— Start RECORDS SUPPLIED —
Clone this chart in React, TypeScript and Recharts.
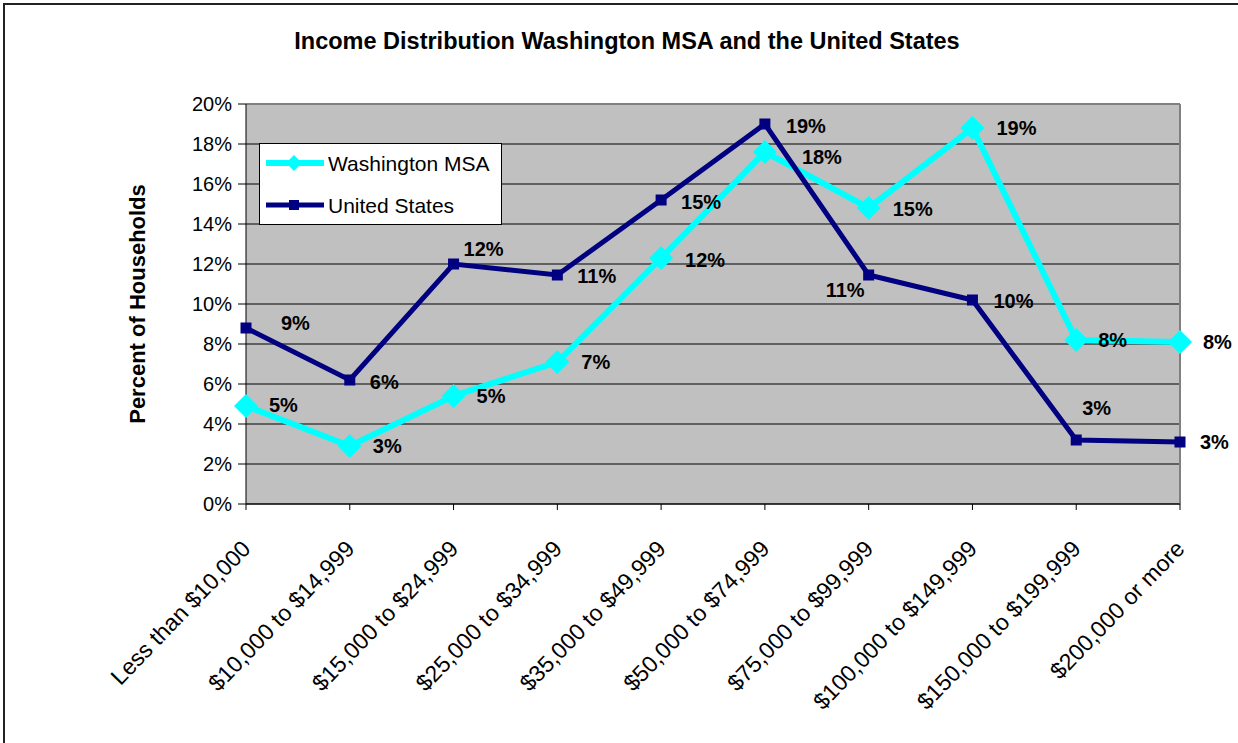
import React from "react";
import {
  LineChart,
  Line,
  XAxis,
  YAxis,
  CartesianGrid,
  Legend,
  LabelList,
  ReferenceLine,
} from "recharts";

const incomeBrackets = [
  "Less than $10,000",
  "$10,000 to $14,999",
  "$15,000 to $24,999",
  "$25,000 to $34,999",
  "$35,000 to $49,999",
  "$50,000 to $74,999",
  "$75,000 to $99,999",
  "$100,000 to $149,999",
  "$150,000 to $199,999",
  "$200,000 or more",
];

// percent of households
const washingtonMsa = [4.9, 2.9, 5.4, 7.1, 12.3, 17.6, 14.8, 18.8, 8.2, 8.1];
const unitedStates = [8.8, 6.2, 12.0, 11.45, 15.2, 19.0, 11.45, 10.2, 3.2, 3.1];

const percentTicks = [0, 2, 4, 6, 8, 10, 12, 14, 16, 18, 20];

// label nudges (dx, dy from the point), as Excel placed them
const washLabelNudge = [
  [23, -1], [23, 0], [23, 0], [24, 0], [24, 2],
  [37, 5], [24, 1], [24, 0], [22, 0], [23, 0],
];
const usLabelNudge = [
  [35, -5], [20, 2], [10, -15], [20, 1], [20, 2],
  [21, 2], [-43, 15], [21, 1], [6, -32], [20, 0],
];

const CYAN = "#00FFFF";
const NAVY = "#000080";
const FONT = "'Liberation Sans', Arial, sans-serif";

const data = incomeBrackets.map((bracket, i) => ({
  bracket,
  wash: washingtonMsa[i],
  us: unitedStates[i],
}));

const Diamond = (props: any) => {
  const { cx, cy, size = 12 } = props;
  if (cx == null || cy == null) return null;
  return (
    <polygon
      points={`${cx},${cy - size} ${cx + size},${cy} ${cx},${cy + size} ${cx - size},${cy}`}
      fill={CYAN}
    />
  );
};

const Square = (props: any) => {
  const { cx, cy, s = 11 } = props;
  if (cx == null || cy == null) return null;
  return <rect x={cx - s / 2} y={cy - s / 2} width={s} height={s} fill={NAVY} />;
};

const makeLabel = (nudge: number[][]) => (props: any) => {
  const { x, y, value, index } = props;
  const [dx, dy] = nudge[index] || [20, 0];
  return (
    <text
      x={x + dx}
      y={y + dy}
      dominantBaseline="central"
      fontFamily={FONT}
      fontWeight="bold"
      fontSize={20}
      fill="#000"
    >
      {`${Math.round(value)}%`}
    </text>
  );
};

const XTick = (props: any) => {
  const { x, y, payload } = props;
  const ax = x + 6;
  const ay = y + 38;
  return (
    <text
      x={ax}
      y={ay}
      transform={`rotate(-46 ${ax} ${ay})`}
      textAnchor="end"
      fontFamily={FONT}
      fontSize={23}
      fill="#000"
    >
      {payload.value}
    </text>
  );
};

const LegendBox = () => (
  <div
    style={{
      width: 243,
      height: 82,
      boxSizing: "border-box",
      border: "1px solid #000",
      background: "#fff",
      fontFamily: FONT,
      fontSize: 21,
    }}
  >
    <svg width={241} height={80} style={{ display: "block" }}>
      <line x1={6} x2={64} y1={19} y2={19} stroke={CYAN} strokeWidth={6} />
      <Diamond cx={34} cy={19} size={8} />
      <text x={68} y={19} dominantBaseline="central" fontSize={21} fontFamily={FONT}>
        Washington MSA
      </text>
      <line x1={6} x2={64} y1={61} y2={61} stroke={NAVY} strokeWidth={5} />
      <Square cx={34} cy={61} s={10} />
      <text x={68} y={61} dominantBaseline="central" fontSize={21} fontFamily={FONT}>
        United States
      </text>
    </svg>
  </div>
);

export default function App() {
  return (
    <div style={{ position: "absolute", left: 0, top: 0, width: 1238, height: 743, background: "#fff" }}>
      <div
        style={{
          position: "absolute",
          left: 3,
          top: 3,
          width: 1235,
          height: 740,
          boxSizing: "border-box",
          borderTop: "2px solid #222",
          borderLeft: "2px solid #222",
        }}
      />
      <div
        style={{
          position: "absolute",
          left: 16,
          top: 28,
          width: 1222,
          textAlign: "center",
          fontFamily: FONT,
          fontWeight: "bold",
          fontSize: 23.5,
        }}
      >
        Income Distribution Washington MSA and the United States
      </div>
      <div style={{ position: "absolute", left: 0, top: 0 }}>
        <LineChart
          width={1238}
          height={743}
          data={data}
          margin={{ top: 104, right: 58, bottom: 9, left: 0 }}
        >
          <CartesianGrid vertical={false} fill="#C0C0C0" stroke="#000" strokeWidth={1} />
          <XAxis
            dataKey="bracket"
            height={230}
            interval={0}
            padding={{ left: 0, right: 0 }}
            tick={<XTick />}
            tickSize={6}
            axisLine={{ stroke: "#000" }}
            tickLine={{ stroke: "#000" }}
          />
          <YAxis
            width={246}
            domain={[0, 20]}
            ticks={percentTicks}
            tickFormatter={(v: number) => `${v}%`}
            tick={{ fill: "#000", fontSize: 20, fontFamily: FONT }}
            tickSize={8}
            tickMargin={6}
            axisLine={{ stroke: "#000" }}
            tickLine={{ stroke: "#000" }}
            label={{
              content: () => (
                <text
                  x={137}
                  y={304}
                  transform="rotate(-90 137 304)"
                  textAnchor="middle"
                  dominantBaseline="central"
                  fontFamily={FONT}
                  fontWeight="bold"
                  fontSize={22}
                  fill="#000"
                >
                  Percent of Households
                </text>
              ),
            }}
          />
          <ReferenceLine y={20} stroke="#808080" strokeWidth={2} />
          <ReferenceLine x={incomeBrackets[incomeBrackets.length - 1]} stroke="#808080" strokeWidth={2} />
          <Legend
            layout="horizontal"
            align="center"
            verticalAlign="middle"
            content={() => <LegendBox />}
            wrapperStyle={{ left: 259, top: 143, width: 243, height: 82 }}
          />
          <Line
            type="linear"
            dataKey="wash"
            name="Washington MSA"
            stroke={CYAN}
            strokeWidth={6}
            dot={<Diamond />}
            activeDot={false}
            isAnimationActive={false}
          >
            <LabelList dataKey="wash" content={makeLabel(washLabelNudge)} />
          </Line>
          <Line
            type="linear"
            dataKey="us"
            name="United States"
            stroke={NAVY}
            strokeWidth={5}
            dot={<Square />}
            activeDot={false}
            isAnimationActive={false}
          >
            <LabelList dataKey="us" content={makeLabel(usLabelNudge)} />
          </Line>
        </LineChart>
      </div>
    </div>
  );
}
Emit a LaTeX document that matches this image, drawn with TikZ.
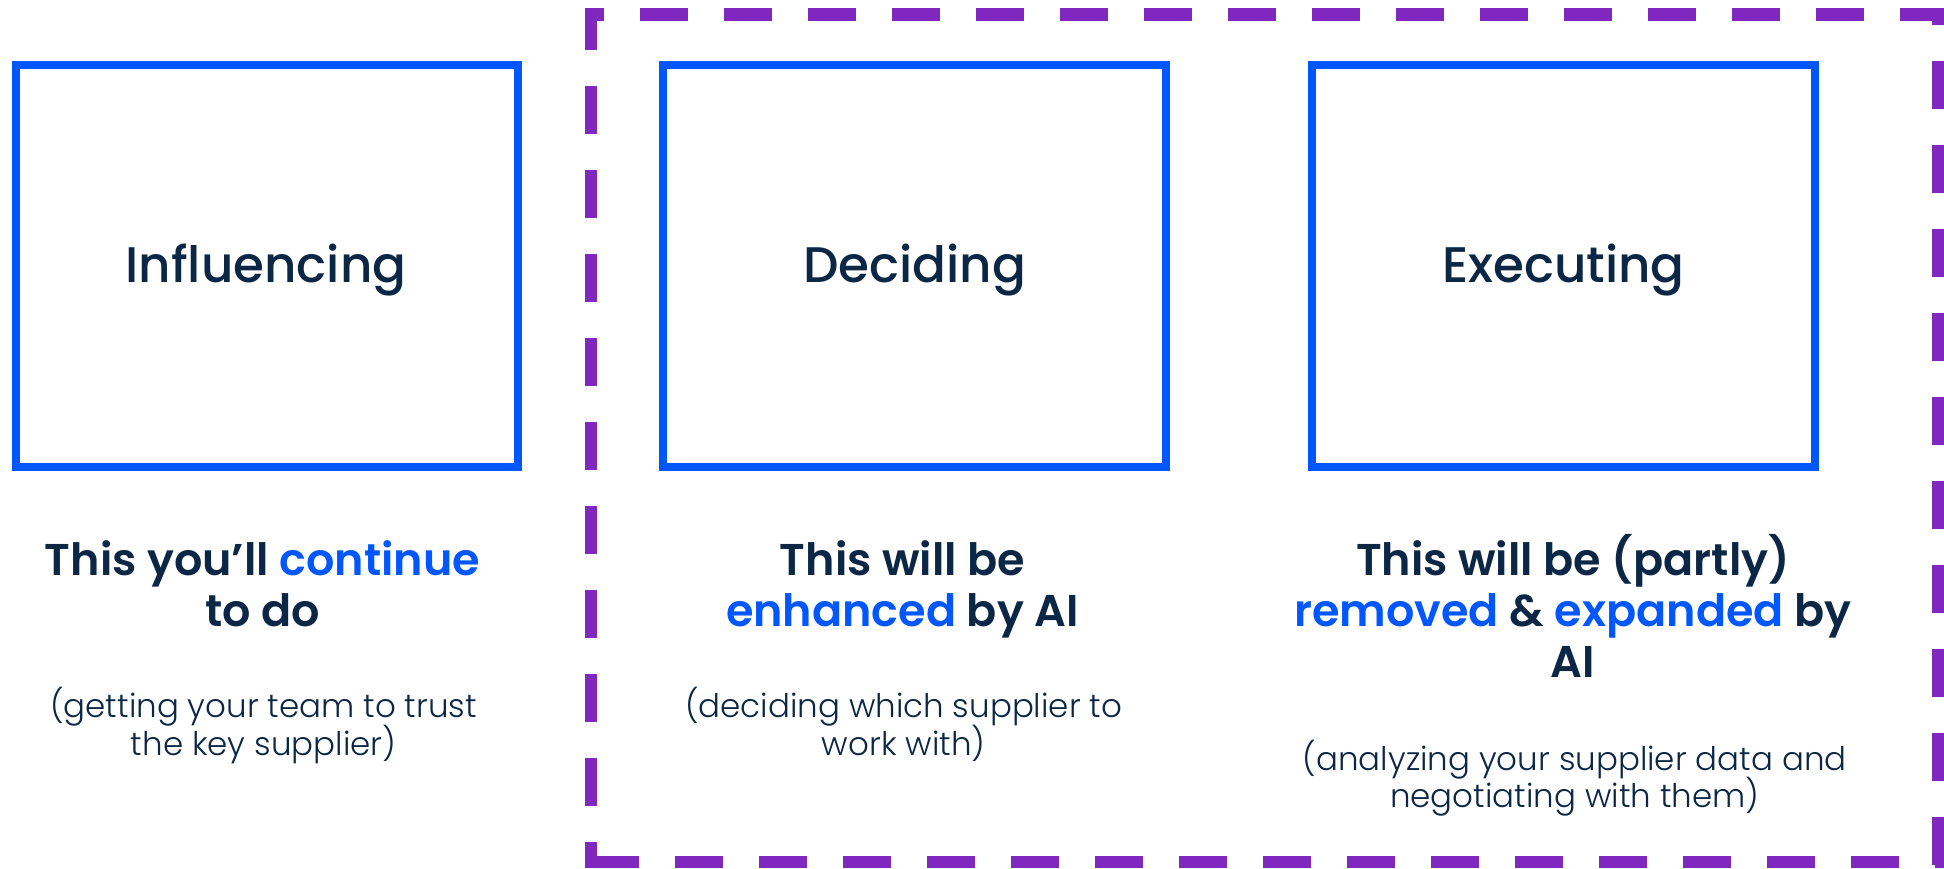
\documentclass[tikz,border=0pt]{standalone}
\usepackage{fontspec}
\setmainfont{Poppins}
\newfontfamily\medfont{Poppins Medium}
\newfontfamily\semifont{Poppins SemiBold}
\newfontfamily\lightfont{Poppins Light}
\definecolor{navy}{HTML}{0B2745}
\definecolor{hblue}{HTML}{0057FF}
\definecolor{violet}{HTML}{7F27BF}
\begin{document}
\begin{tikzpicture}[x=1pt,y=-1pt,
  card/.style={draw=hblue,line width=8pt,inner sep=0pt,outer sep=0pt},
  frameline/.style={draw=violet,line width=12.5pt,dash pattern=on 48pt off 36pt},
  title/.style={anchor=base,inner sep=0pt,text=navy,font=\medfont\fontsize{50}{55}\selectfont},
  head/.style={anchor=base,inner sep=0pt,text=navy,font=\semifont\fontsize{44.5}{51}\selectfont},
  note/.style={anchor=base,inner sep=0pt,text=navy,font=\lightfont\fontsize{32.5}{38}\selectfont},
  hl/.style={text=hblue}]
\useasboundingbox (0,0) rectangle (1944,868);

% dashed frame
\draw[frameline, dash phase=29pt] (585,14.5) -- (1944,14.5);
\draw[frameline, dash phase=6.3pt] (591,8) -- (591,868);
\draw[frameline, dash phase=31.5pt] (1938,8) -- (1938,868);
\draw[frameline, dash phase=78pt] (585,862) -- (1944,862);

% cards
\node[card, minimum width=502pt, minimum height=401.7pt] (box1) at (266.5,265.85) {};
\node[card, minimum width=503pt, minimum height=401.7pt] (box2) at (914.5,265.85) {};
\node[card, minimum width=503pt, minimum height=401.7pt] (box3) at (1563.5,265.85) {};

\node[title] (t1) at (266,282.7) {Influencing};
\node[title] (t2) at (914.5,282.7) {Deciding};
\node[title] (t3) at (1563.3,282.7) {Executing};

% headlines
\node[head] (h1a) at (262.5,575) {This you’ll \textcolor{hblue}{continue}};
\node[head] (h1b) at (262.5,626) {to do};
\node[head] (h2a) at (902.5,575) {This will be};
\node[head] (h2b) at (902.5,626.7) {\textcolor{hblue}{enhanced} by AI};
\node[head] (h3a) at (1573,575) {This will be (partly)};
\node[head] (h3b) at (1573,626.7) {\textcolor{hblue}{removed} \& \textcolor{hblue}{expanded} by};
\node[head] (h3c) at (1573,677.7) {AI};

% notes
\node[note] (n1a) at (263.5,717.7) {(getting your team to trust};
\node[note] (n1b) at (263.5,755.7) {the key supplier)};
\node[note] (n2a) at (903.6,717.7) {(deciding which supplier to};
\node[note] (n2b) at (903.6,755) {work with)};
\node[note] (n3a) at (1574.7,770) {(analyzing your supplier data and};
\node[note] (n3b) at (1574.7,807.7) {negotiating with them)};
\end{tikzpicture}
\end{document}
— End RECORDS SUPPLIED —
- [STATED PROBLEM] Leave out any pictures, please, and quote only the lines from the top of the data through the line that contains "16, 18, 20];".

- [SOLUTION TO THE EXERCISE]
Clone this chart in React, TypeScript and Recharts.
import React from "react";
import {
  LineChart,
  Line,
  XAxis,
  YAxis,
  CartesianGrid,
  Legend,
  LabelList,
  ReferenceLine,
} from "recharts";

const incomeBrackets = [
  "Less than $10,000",
  "$10,000 to $14,999",
  "$15,000 to $24,999",
  "$25,000 to $34,999",
  "$35,000 to $49,999",
  "$50,000 to $74,999",
  "$75,000 to $99,999",
  "$100,000 to $149,999",
  "$150,000 to $199,999",
  "$200,000 or more",
];

// percent of households
const washingtonMsa = [4.9, 2.9, 5.4, 7.1, 12.3, 17.6, 14.8, 18.8, 8.2, 8.1];
const unitedStates = [8.8, 6.2, 12.0, 11.45, 15.2, 19.0, 11.45, 10.2, 3.2, 3.1];

const percentTicks = [0, 2, 4, 6, 8, 10, 12, 14, 16, 18, 20];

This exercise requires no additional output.